In the Moment

Notes from the forefront

 
 
 

Digital Transformation: How Far Should Your Company Go?

 
 
 

How far does your company need to go with digital transformation? And why should small digital marketing companies be concerned with digital transformation for their clients? A bit lofty for our usual clients you may ask. 

Actually, no. 

The requirements for running social media and digital marketing programs involve resources throughout the company. During planning we talk to clients about how to manage digital workflows within the company culture as well as with leadership. Without a leadership vision for a digital organization the company won’t come along. And without full participation, digital initiatives are superficial, just more channels managed by the marketing department. 

Why should companies make the digital transformation? 

Midmarket companies have an opportunity to carve niches and strengthen positions, and to counter the hulking budgets of Fortune 500 competition. Digital transformation can pull a business away from the crushing forces of commoditization, competition and irrelevance. 

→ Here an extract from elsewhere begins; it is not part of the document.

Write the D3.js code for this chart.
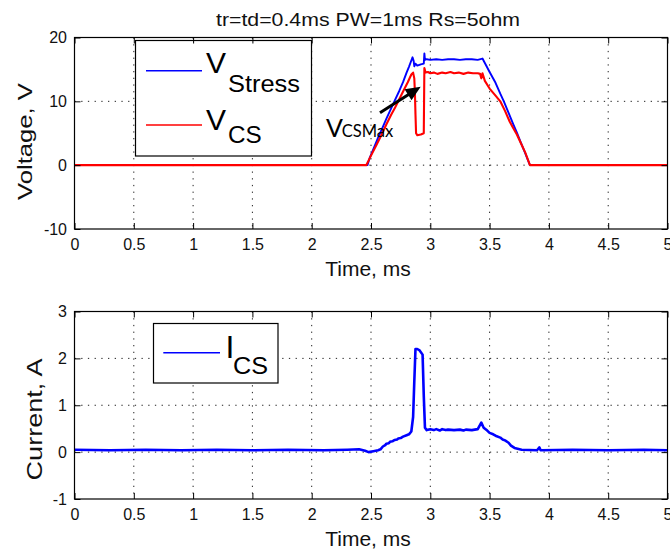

As companies consider the digital imperative, they are beginning to pave the way for change. There has been a  shift in budgets, from technology to digital marketing…at least some of it. Although midmarket companies are more likely to have directors and VPs of marketing, large company CMO’s are getting more budget than CIO’s in some cases.

Challenges

Leaders must really understand that digital is more than new channels of communication or data: becoming a digital organization calls for rewiring the way the whole company thinks and acts. As a marketing company, we are particularly interested in how our clients learn to change the way both marketing and technology are put to work, and how marketing and technology work together. Getting it right means huge opportunities for midmarket companies. Failing to become a digital organization will be slow decline and death. 

What is "getting it right?" 

Unlike marketing 20 years ago, having the perfect plan isn’t necessary. Its’ impossible. Getting it right means embracing business initiatives at the leadership level and running an agile plan that learns and improves over time.  

New vocabulary

Language is the primal tool for leading change. When it comes to marketing no other functional area has more native language. So it’s time to learn some new terms. But first we need to forget some old terms—It’s going to take practice! Here as some language re-learns: 

From advertising to interaction

Digital is the new ecosystem that replaces advertising with interaction. Advertising, promoting, creating visibility, generating impressions (how’s that for metric?). Increasingly these are all terms for activity that is just making noise. And on moderate or limited budgets, it’s never enough noise to get noticed. 

From selling, to helping solve

People hate being sold, but love to buy. It’s impossible to sell anything to a consumers who are empowered with data. While non-digital companies continue to use various tricks from generations of sales wizardry, the digital companies that succeed are the ones who build trust by providing value, sometimes long before—and sometimes without hope of—a sale. They learn to see other opportunities and models, to play a new game. 

From marketing channel to community

The advertising minded marketer views social media and digital media as new channels through which to pump marketing content and paid advertising. These programs serve up undesired content to users hoping to cause distraction. Other examples are offering content but then presenting lengthy forms to “capture” information to be used for more selling. Engaged digital companies see the opportunity to find valuable customers, understand their ever-changing needs, and find ways to help them solve problems. When this type of activity is seen in the digital public it becomes a powerful trust-builder. (note to paid the paid digital marketers: we get that there is a time & place for that, but here we’re trying to point out the unique value of earned digital)

From “managing” messages and “driving” motivation, to inspiring trust. 

What happens when marketing gives up some of the control of the brand and lets its audiences help shape the message? For one, third party endorsement and event just neutral mentions create credibly. It’s so powerful that some say ‘Brands’ may be less important than ‘Interaction’ as the game-changing advantage. 

New capability

New language is just lip service without new capabilities to deliver on the promise. These are some of the competencies will begin springing up in companies as they execute digital strategies:

To empower the digital organization, leadership will need to share the vision, enroll people and trust them (with the assistance of policies and practices) to be brand ambassadors in the theater of digital interaction. Employees in various departments are the best experts on the company's products and customers. A digital culture will be increasingly critical to bringing the brand experience to life. 

Customer-first ecosystem focus drives the interaction plan. This includes a disciplined search process to find and focus in on the most valuable customers (and other stakeholders) as well as their workstreams, the relevant conversations they engage, to solve the problems a company can help solve. 

As it has in the technology sector, agile planning will replace traditional top-down planning processes. Agile process breaks apart a large strategy into small, manageable chunks, measuring progress along the way and making adjustments based on new information.

Analytics are crucial to digital business, as much in the marketing department as business intelligence in the boardroom. From big data (a CIO thing) to big customer insight (a CMO thing)

Jack Ma, founder and CEO of Alibaba shares his secret to phenomenal success: “Forget about the competition, just focus on your customers.” All of the above capabilities roll up into powerful suite of tools to better understand and serve customers. If money is the yardstick of success, who better to model than Jack Ma?